The event-driven approach includes great detail when you get used to choosing good attributes. Exploration and correlation is powerful when you get used to it.
There are so many 2nd order positive externalities from a shared vision of production -- the things that matter most. Honeycomb's approach brings clarity to engineers unfamiliar with the ecosystem in which their code lives. The long term effects are felt compounding as more and more service teams join in the fun. Refinery is also a key piece of the product offering that is buried in implementation details. It's been an absolute powerhouse for us, and we wouldn't have been able to see the signal through the noise without it.

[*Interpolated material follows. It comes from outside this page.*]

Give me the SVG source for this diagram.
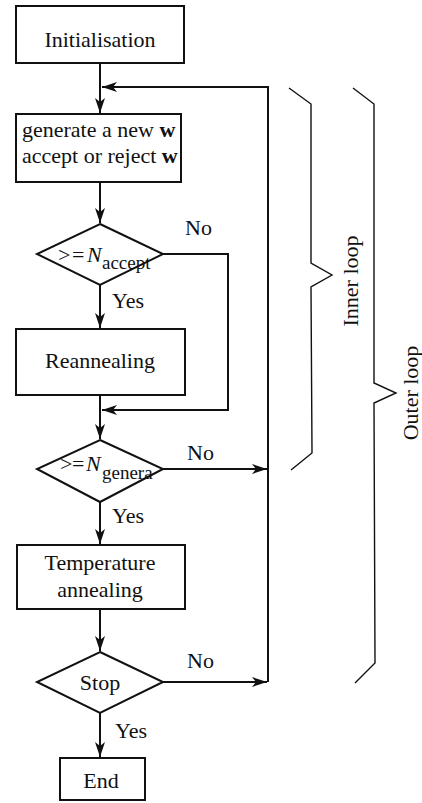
<svg xmlns="http://www.w3.org/2000/svg" width="422" height="803" viewBox="0 0 422 803">
<defs>
<style>
text{font-family:"Liberation Serif","Times New Roman",serif;font-size:22px;fill:#111}
.box{fill:#fff;stroke:#111;stroke-width:2}
.ln{fill:none;stroke:#111;stroke-width:2}
.br{fill:none;stroke:#111;stroke-width:1.4}
.c{text-anchor:middle}
.sub{font-size:19px}
</style>
<marker id="ah" markerUnits="userSpaceOnUse" markerWidth="16" markerHeight="12" refX="15" refY="6" orient="auto">
<path d="M0,1 L15,6 L0,11 L4,6 z" fill="#111"/>
</marker>
</defs>
<rect width="422" height="803" fill="#fff"/>
<g id="connectors">
<path class="ln" d="M100,63 L100,113" marker-end="url(#ah)"/>
<path class="ln" d="M268,682 L268,87 L102,87" marker-end="url(#ah)"/>
<path class="ln" d="M100,182 L100,223" marker-end="url(#ah)"/>
<path class="ln" d="M100,285 L100,328" marker-end="url(#ah)"/>
<path class="ln" d="M163,254 L228,254 L228,410 L102,410" marker-end="url(#ah)"/>
<path class="ln" d="M100,395 L100,439" marker-end="url(#ah)"/>
<path class="ln" d="M163,469 L267,469" marker-end="url(#ah)"/>
<path class="ln" d="M100,502 L100,544" marker-end="url(#ah)"/>
<path class="ln" d="M100,609 L100,651" marker-end="url(#ah)"/>
<path class="ln" d="M163,682 L267,682" marker-end="url(#ah)"/>
<path class="ln" d="M100,713 L100,757" marker-end="url(#ah)"/>
<text x="185" y="235">No</text>
<text x="112" y="308">Yes</text>
<text x="187" y="460">No</text>
<text x="112" y="523">Yes</text>
<text x="187" y="668">No</text>
<text x="115" y="738">Yes</text>
</g>
<g id="init">
<rect class="box" x="16" y="6" width="168" height="57"/>
<text class="c" x="100" y="47">Initialisation</text>
</g>
<g id="generate">
<rect class="box" x="16" y="114" width="165" height="68"/>
<text x="22" y="137">generate a new <tspan font-weight="bold">w</tspan></text>
<text x="22" y="163">accept or reject <tspan font-weight="bold">w</tspan></text>
</g>
<g id="check-accept">
<polygon class="box" points="100,224 163,254 100,285 37,254"/>
<text y="262"><tspan x="58">&gt;</tspan><tspan x="72">=</tspan><tspan x="87" font-style="italic">N</tspan><tspan x="102" y="269" class="sub">accept</tspan></text>
</g>
<g id="reannealing">
<rect class="box" x="16" y="329" width="169" height="66"/>
<text class="c" x="100" y="368">Reannealing</text>
</g>
<g id="check-genera">
<polygon class="box" points="100,440 163,469 100,502 37,469"/>
<text y="471"><tspan x="60">&gt;</tspan><tspan x="72">=</tspan><tspan x="86" font-style="italic">N</tspan><tspan x="102" y="479" class="sub">genera</tspan></text>
</g>
<g id="temperature">
<rect class="box" x="17" y="545" width="168" height="64"/>
<text class="c" x="100" y="570">Temperature</text>
<text class="c" x="100" y="597">annealing</text>
</g>
<g id="stop">
<polygon class="box" points="100,652 163,682 100,713 37,682"/>
<text class="c" x="100" y="690">Stop</text>
</g>
<g id="end">
<rect class="box" x="60" y="758" width="85" height="42"/>
<text class="c" x="101" y="788">End</text>
</g>
<g id="inner-loop">
<path class="br" d="M289,88 L311,104 L311,263 L332,275 L311,287 L312,453 L291,470"/>
<text class="c" transform="translate(358,281) rotate(-90)">Inner loop</text>
</g>
<g id="outer-loop">
<path class="br" d="M353,88 L374,104 L374,383 L396,393 L374,403 L375,663 L355,683"/>
<text class="c" transform="translate(418,393) rotate(-90)">Outer loop</text>
</g>
</svg>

1. Enterprise procurement and data sovereignty need more attention. For us operating under DORA, GDPR and other country BU specific regulations, the SaaS only model created friction with our Group procurement and third-party risk management assessment functions. Data residency requirements, audit trail expectations, and third-party risk assessment processes are not optional for a globally regulated insurer like us. This added months to contracting and required internal sponsorship from our architecture function. 2. The product is built for engineering-led organizations. At our company, the distance between the teams writing code and the teams operating is significant given our outsourcing model. The adoption curve was steeper than Honeycomb's documentation acknowledges. We had to model internal enablement programs to support application and operations teams during the initial rollout. That investment paid off, but it was ours to make, and it was a learning experience for Honeycomb on how to scale adoption inside enterprises that do not look like their typical customer base.
The dashboarding works fine, but is clunky and generally unpleasant. I prefer the visual and experience of building a dashboard in other products from years ago. Need more flexibility in how I layout the board itself/compactness; unbelievable there isn't already a collapsible row/sections feature. Cloning boards between environments doesn't include text panels, but that's a known limitation. Managing board definitions in code/terrafrom is painful, why can't I just export/import from JSON? Can't create a board that includes an attribute until that attribute has been seen in that environment. The separation of datasets is pretty strict; so combining observability data from different systems basically has to be handled outside the system. Alerting works, but has various limits (how much history can be queried) that make it a little harder to use.
I dislike the managed service nature of platform SaaS for what I think are obvious reasons: adversarial observation and data custody. I know Honeycomb recently released an enterprise version that can run in a private cloud, and that's a step in the right direction, but at what point do I just build my own telemetry platform on ClickHouse internally and keep Honeycomb exclusively for sampled reality? See, I would love it if we could have a better data sovereignty solution, kinda like Solid and pods from timbl, for people and orgs. Honeycomb's focus has been on engineering organizations, but the world is going to need a tiered data classification system that OTel spans does not support today, or the engineers will have to manage all of that on another layer. I dislike that the AI features changed the ToS such that my employer won't enable it. As one of the earliest MCP users, it hurts my soul that we are sending you our reality, and we can't query it with the new tool. That's been a pain, but it's one that is rooted in the platform SaaS problem I've described.